Talent and medals aside, there’s the matter of personality. Of the two sprinters, Bailey brims with confidence and charisma, which hasn’t waned one bit in the quarter century since his victory. “I was never going to lose the race,” he recently said in a CBC-produced oral history of his run for the ages. “I was the reigning world champion and my confidence was at a different level.”

Bailey hasn’t stopped talking or posting on social media about his race. And seldom fails to note that his clocking of 9:84 in the 100 metre has never been topped by anyone wearing a maple leaf, thus making him the fastest Canadian ever.

De Grasse’s confidence, on the other hand, is more of the quiet variety (although he made quite the brash statement running his race sporting those futuristic-looking Oakley “Xeus” wraparounds.) He’s more diffident in the media spotlight than Bailey and seems quite content to let his accomplishments do the talking.

But his growing medal haul certainly speaks volumes on his behalf. He’s an intensely proud man but doesn’t wear it on his sleeve, like other sprinters. In a charming moment after the race, he gave a shout-out to his wife Nia Ali (a U.S.-born track star who captured silver in the 100m hurdles at the 2016 games) and children. “I’ll see you soon. I love you guys. I can’t believe it. Oh my God. I did it!”

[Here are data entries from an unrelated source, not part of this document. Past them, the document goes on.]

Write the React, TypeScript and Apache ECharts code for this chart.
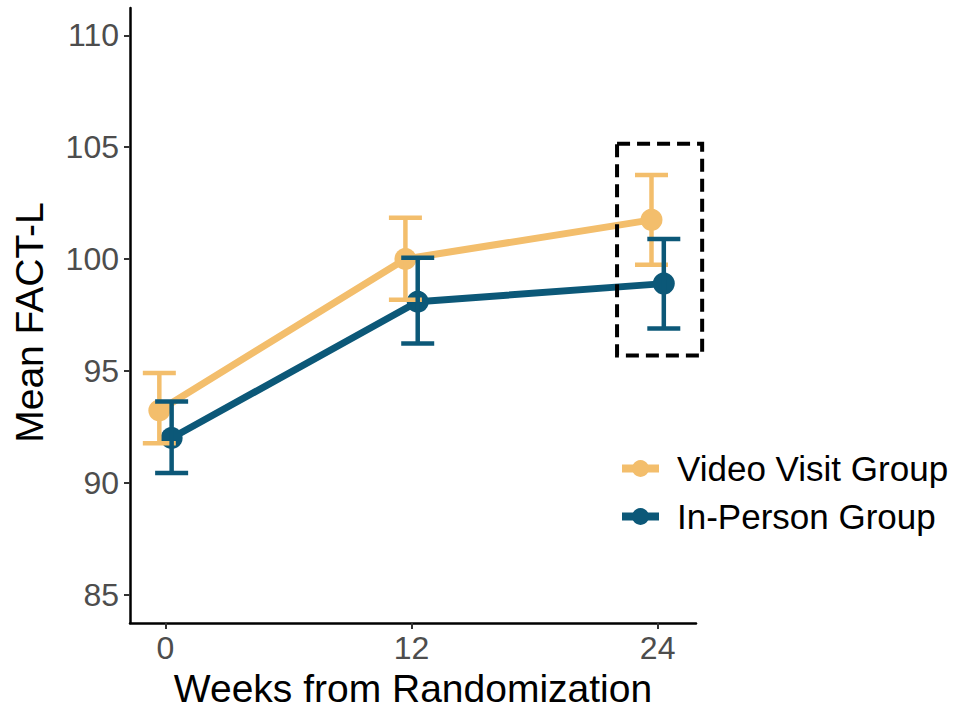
import React, { useEffect, useRef } from "react";
import * as echarts from "echarts";

const weeks = [0, 12, 24];
const groupNames = ["Video Visit Group", "In-Person Group"];
const videoMean = [93.23, 100.0, 101.75];
const videoLower = [91.77, 98.18, 99.74];
const videoUpper = [94.9, 101.84, 103.76];
const inPersonMean = [92.0, 98.09, 98.9];
const inPersonLower = [90.44, 96.22, 96.89];
const inPersonUpper = [93.63, 100.06, 100.9];
const dodge = [-0.3, 0.3];
const xTicks = [0, 12, 24];
const yTicks = [85, 90, 95, 100, 105, 110];
// highlight box: [week from, FACT-L top, week to, FACT-L bottom]
const highlightBox = [22.02, 105.15, 26.17, 95.69];

const colors = ["#F3BE6C", "#0C5878"];
const FONT = "Liberation Sans, Arial, sans-serif";

function errorSeries(g: number, lower: number[], upper: number[]) {
  const color = colors[g];
  return {
    type: "custom",
    z: 4,
    data: weeks.map((w, i) => [w + dodge[g], lower[i], upper[i]]),
    encode: { x: 0, y: [1, 2] },
    renderItem: (params: any, api: any) => {
      const x = api.value(0);
      const top = api.coord([x, api.value(2)]);
      const bot = api.coord([x, api.value(1)]);
      const half = 16.5;
      const st = { stroke: color, lineWidth: 4.5 };
      return {
        type: "group",
        children: [
          { type: "line", shape: { x1: top[0], y1: top[1], x2: bot[0], y2: bot[1] }, style: st },
          { type: "line", shape: { x1: top[0] - half, y1: top[1], x2: top[0] + half, y2: top[1] }, style: st },
          { type: "line", shape: { x1: bot[0] - half, y1: bot[1], x2: bot[0] + half, y2: bot[1] }, style: st },
        ],
      };
    },
  };
}

function lineSeries(g: number, mean: number[]) {
  return {
    type: "line",
    name: groupNames[g],
    z: 3,
    data: weeks.map((w, i) => [w + dodge[g], mean[i]]),
    symbol: "circle",
    symbolSize: 22,
    showSymbol: true,
    itemStyle: { color: colors[g] },
    lineStyle: { color: colors[g], width: 7 },
    clip: false,
  };
}

export default function App() {
  const ref = useRef<HTMLDivElement>(null);
  useEffect(() => {
    if (!ref.current) return;
    const chart = echarts.init(ref.current, undefined, { renderer: "svg" });
    chart.setOption({
      animation: false,
      backgroundColor: "#ffffff",
      textStyle: { fontFamily: FONT },
      grid: { left: 130, right: 264, top: 8, bottom: 83, outerBoundsMode: "none" },
      xAxis: {
        type: "value",
        min: -1.73,
        max: 25.87,
        name: "Weeks from Randomization",
        nameLocation: "middle",
        nameGap: 35,
        nameTextStyle: { fontSize: 39, lineHeight: 40, color: "#000", fontFamily: FONT },
        axisLine: { show: true, onZero: false, lineStyle: { color: "#000", width: 2.5 } },
        axisTick: { show: true, customValues: xTicks, length: 6, lineStyle: { color: "#333", width: 2 } },
        axisLabel: { customValues: xTicks, fontSize: 32, color: "#4d4d4d", margin: 9, fontFamily: FONT },
        splitLine: { show: false },
      },
      yAxis: {
        type: "value",
        min: 83.73,
        max: 111.22,
        name: "Mean FACT-L",
        nameLocation: "middle",
        nameGap: 81,
        nameTextStyle: { fontSize: 39, color: "#000", fontFamily: FONT, padding: [0, 14, 0, 0] },
        axisLine: { show: true, onZero: false, lineStyle: { color: "#000", width: 2.5 } },
        axisTick: { show: true, customValues: yTicks, length: 6, lineStyle: { color: "#333", width: 2 } },
        axisLabel: { customValues: yTicks, fontSize: 32, color: "#4d4d4d", margin: 11, fontFamily: FONT },
        splitLine: { show: false },
      },
      legend: {
        data: groupNames,
        orient: "vertical",
        left: 613,
        top: 445,
        itemWidth: 37,
        itemHeight: 21,
        itemGap: 11,
        lineStyle: { width: 8 },
        textStyle: { fontSize: 35, color: "#000", fontFamily: FONT, padding: [0, 0, 0, 13], lineHeight: 37 },
      },
      series: [
        lineSeries(0, videoMean),
        lineSeries(1, inPersonMean),
        errorSeries(0, videoLower, videoUpper),
        errorSeries(1, inPersonLower, inPersonUpper),
        {
          type: "custom",
          z: 5,
          data: [highlightBox],
          encode: { x: [0, 2], y: [1, 3] },
          renderItem: (params: any, api: any) => {
            const p0 = api.coord([api.value(0), api.value(1)]);
            const p1 = api.coord([api.value(2), api.value(3)]);
            return {
              type: "rect",
              shape: { x: p0[0], y: p0[1], width: p1[0] - p0[0], height: p1[1] - p0[1] },
              style: { fill: "none", stroke: "#000", lineWidth: 4, lineDash: [13, 7] },
            };
          },
        },
      ],
    });
    return () => chart.dispose();
  }, []);
  return <div ref={ref} style={{ width: 960, height: 706, position: "absolute", left: 0, top: 0 }} />;
}
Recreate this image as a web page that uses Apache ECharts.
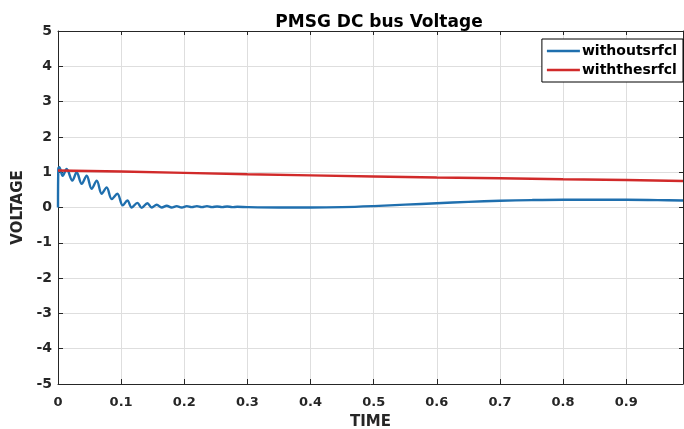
<!DOCTYPE html>
<html>
<head>
<meta charset="utf-8">
<script src="https://cdn.jsdelivr.net/npm/echarts@6/dist/echarts.min.js"></script>
<style>html,body{margin:0;padding:0;background:#fff}#c{width:684px;height:429px}</style>
</head>
<body>
<div id="c"></div>
<script>
const titleText = 'PMSG DC bus Voltage';
const seriesNames = ['withoutsrfcl', 'withthesrfcl'];
const blueT = [0,0.0005,0.002,0.0074,0.0137,0.0227,0.0296,0.0375,0.0454,0.0533,0.0613,0.0692,0.0771,0.085,0.094,0.1025,0.1099,0.1167,0.1257,0.1326,0.1416,0.1485,0.1564,0.1643,0.1722,0.18,0.188,0.196,0.204,0.212,0.220,0.228,0.236,0.244,0.252,0.260,0.268,0.276,0.284,0.30,0.35,0.40,0.45,0.50,0.55,0.60,0.65,0.70,0.75,0.80,0.85,0.90,0.95,0.99];
const blueV = [0,1.10,1.14,0.90,1.09,0.76,1.00,0.67,0.90,0.53,0.76,0.39,0.57,0.24,0.39,0.06,0.20,0.00,0.13,-0.01,0.12,0.00,0.08,0.00,0.05,0.00,0.04,0.00,0.04,0.01,0.04,0.01,0.04,0.01,0.03,0.01,0.03,0.01,0.02,0.01,0.00,0.00,0.01,0.04,0.08,0.12,0.16,0.19,0.21,0.22,0.22,0.22,0.21,0.20];
const redT = [0,0.1,0.2,0.3,0.4,0.5,0.6,0.7,0.8,0.9,0.99];
const redV = [1.05,1.02,0.98,0.94,0.91,0.88,0.85,0.83,0.80,0.78,0.75];
const yTicks = [-5,-4,-3,-2,-1,0,1,2,3,4,5];

const F = 'DejaVu Sans';
const axisCol = '#262626';
const blue = '#1f6fae', red = '#d12a2a';
const chart = echarts.init(document.getElementById('c'));
chart.setOption({
  animation: false,
  backgroundColor: '#fff',
  title: {
    text: titleText, left: 374, top: 9, textAlign: 'center',
    textStyle: {fontFamily: F, fontSize: 17, fontWeight: 'bold', color: '#000'}
  },
  legend: {
    orient: 'vertical', right: 1, top: 39,
    backgroundColor: '#fff', borderColor: '#000', borderWidth: 1,
    padding: [4, 6, 4, 5], itemGap: 3, itemWidth: 33, itemHeight: 2.5, icon: 'rect',
    textStyle: {fontFamily: F, fontSize: 14, fontWeight: 'bold', color: '#000', padding: [0,0,0,-3], lineHeight: 16},
    data: seriesNames
  },
  grid: {left: 58, right: 1, top: 31, bottom: 45, containLabel: false, outerBoundsMode: 'none'},
  xAxis: [{
    type: 'value', min: 0, max: 0.99, interval: 0.1,
    name: 'TIME', nameLocation: 'middle', nameGap: 31,
    nameTextStyle: {fontFamily: F, fontSize: 15, fontWeight: 'bold', color: axisCol},
    axisLine: {show: true, onZero: false, lineStyle: {color: axisCol, width: 1}},
    axisTick: {show: true, inside: true, length: 5, lineStyle: {color: axisCol}},
    axisLabel: {fontFamily: F, fontSize: 13, fontWeight: 'bold', color: axisCol, margin: 12, showMaxLabel: false,
      formatter: v => (Math.abs(v*10 - Math.round(v*10)) < 1e-6 ? String(Math.round(v*10)/10) : '')},
    splitLine: {show: true, lineStyle: {color: '#dedede', width: 1}}
  }, {
    type: 'value', min: 0, max: 0.99, interval: 0.1, position: 'top',
    axisLine: {show: true, onZero: false, lineStyle: {color: axisCol, width: 1}},
    axisTick: {show: true, inside: true, length: 4, lineStyle: {color: axisCol}},
    axisLabel: {show: false}, splitLine: {show: false}
  }],
  yAxis: [{
    type: 'value', min: yTicks[0], max: yTicks[yTicks.length-1], interval: 1,
    name: 'VOLTAGE', nameLocation: 'middle', nameGap: 27, nameRotate: 90,
    nameTextStyle: {fontFamily: F, fontSize: 15, fontWeight: 'bold', color: axisCol},
    axisLine: {show: true, onZero: false, lineStyle: {color: axisCol, width: 1}},
    axisTick: {show: true, inside: true, length: 5, lineStyle: {color: axisCol}},
    axisLabel: {fontFamily: F, fontSize: 14, fontWeight: 'bold', color: axisCol, margin: 6},
    splitLine: {show: true, lineStyle: {color: '#dedede', width: 1}}
  }, {
    type: 'value', min: yTicks[0], max: yTicks[yTicks.length-1], interval: 1, position: 'right',
    axisLine: {show: true, onZero: false, lineStyle: {color: axisCol, width: 1}},
    axisTick: {show: true, inside: true, length: 4, lineStyle: {color: axisCol}},
    axisLabel: {show: false}, splitLine: {show: false}
  }],
  series: [{
    name: seriesNames[0], type: 'line', xAxisIndex: 0, yAxisIndex: 0,
    data: blueT.map((t, i) => [t, blueV[i]]),
    symbol: 'none', smooth: 0.35,
    lineStyle: {color: blue, width: 2.4}, itemStyle: {color: blue}
  }, {
    name: seriesNames[1], type: 'line', xAxisIndex: 0, yAxisIndex: 0,
    data: redT.map((t, i) => [t, redV[i]]),
    symbol: 'none', smooth: false,
    lineStyle: {color: red, width: 2.4}, itemStyle: {color: red}
  }]
});
</script>
</body>
</html>
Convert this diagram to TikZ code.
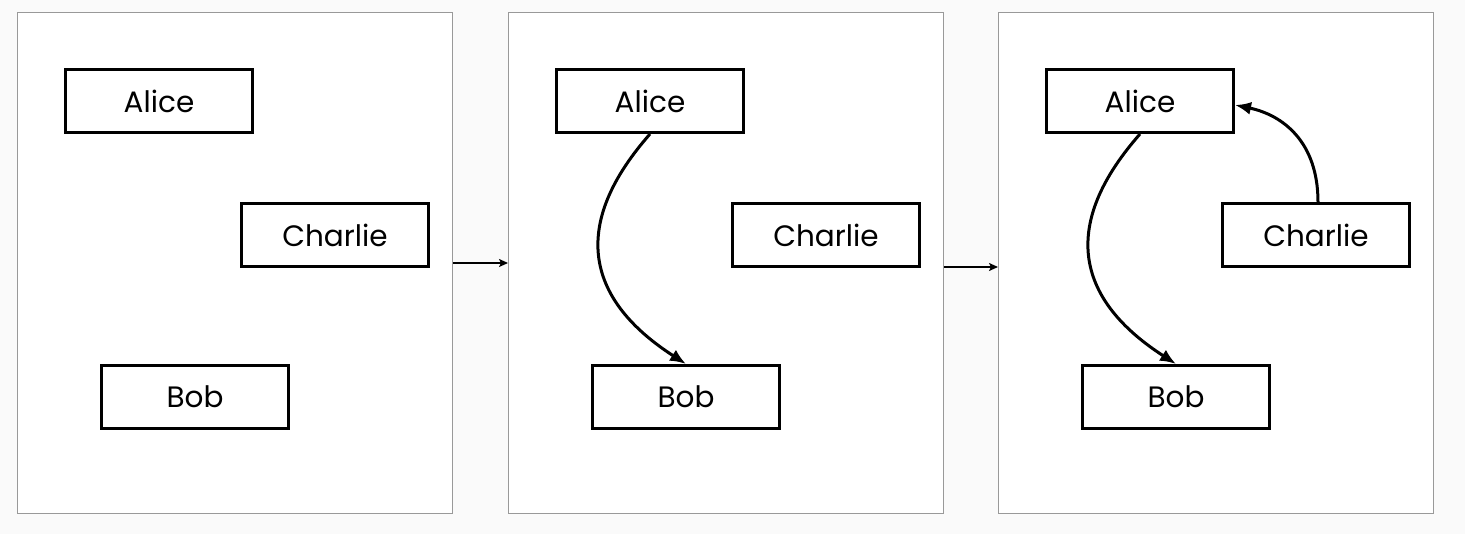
\documentclass[tikz,border=0pt]{standalone}
\usepackage{fontspec}
\setmainfont{Poppins}
\usetikzlibrary{arrows.meta,positioning}

\begin{document}
\begin{tikzpicture}[x=1pt,y=-1pt,
    panel/.style={draw=black!40,line width=1pt,fill=white,minimum width=435pt,minimum height=501pt,inner sep=0pt},
    person/.style={draw,line width=3pt,minimum width=187pt,minimum height=63pt,inner sep=0pt,font=\fontsize{29.5}{33}\selectfont},
    talk/.style={line width=3pt,-{Latex[length=16pt,width=13pt]}},
    nextstep/.style={line width=1.5pt,-{Stealth[length=9pt,width=8pt,inset=2pt]}}]
          \fill[black!2] (0,0) rectangle (1465,534);
          \useasboundingbox (0,0) rectangle (1465,534);
          % the three panels
          \node[panel] (p1) at (235,263) {};
          \node[panel] (p2) at (726,263) {};
          \node[panel] (p3) at (1216,263) {};
          % first panel: nobody talks yet
          \node[person] (a1) at (159,101) {Alice};
          \node[person] (c1) at (335,235) {Charlie};
          \node[person] (b1) at (195,397) {Bob};
          % second panel
          \node[person] (a2) at (650,101) {Alice};
          \node[person] (c2) at (826,235) {Charlie};
          \node[person] (b2) at (686,397) {Bob};
          \draw[talk] (a2.south) .. controls +(-88,100) and +(-90,-58) .. (b2.north);
          % third panel
          \node[person] (a3) at (1140,101) {Alice};
          \node[person] (c3) at (1316,235) {Charlie};
          \node[person] (b3) at (1176,397) {Bob};
          \draw[talk] (a3.south) .. controls +(-88,100) and +(-90,-58) .. (b3.north);
          \draw[talk] ([xshift=2pt]c3.north) .. controls +(0,-60) and +(48,10) .. ([yshift=-4pt]a3.east);
          % steps
          \path[nextstep] (p1.east) edge (p2.west);
          \path[nextstep] ([yshift=-4pt]p2.east) edge ([yshift=-4pt]p3.west);
        \end{tikzpicture}
\end{document}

For sheer drama, Bailey’s run was inarguably one of the greatest moments in Canadian sporting history. It was a most incredibly gripping 10 seconds and anyone who watched it will never forget his final burst through the tape. For pure unadulterated sporting joy, it ranks right up there with Paul Henderson’s goal against the Russians in 1972, or Joe Carter’s World Series-winning homer in 1993.

But in 20 years, when we look back and compare the career accomplishments of these two track superstars, it’s De Grasse who will stand out for a sustained level of brilliance over a number of years that Bailey simply can’t match.

We’ll leave it to history to decide the debate of who’s the better sprinter. Right now, let’s sit back and enjoy the fact that a Canadian is on top of the sprinting world again.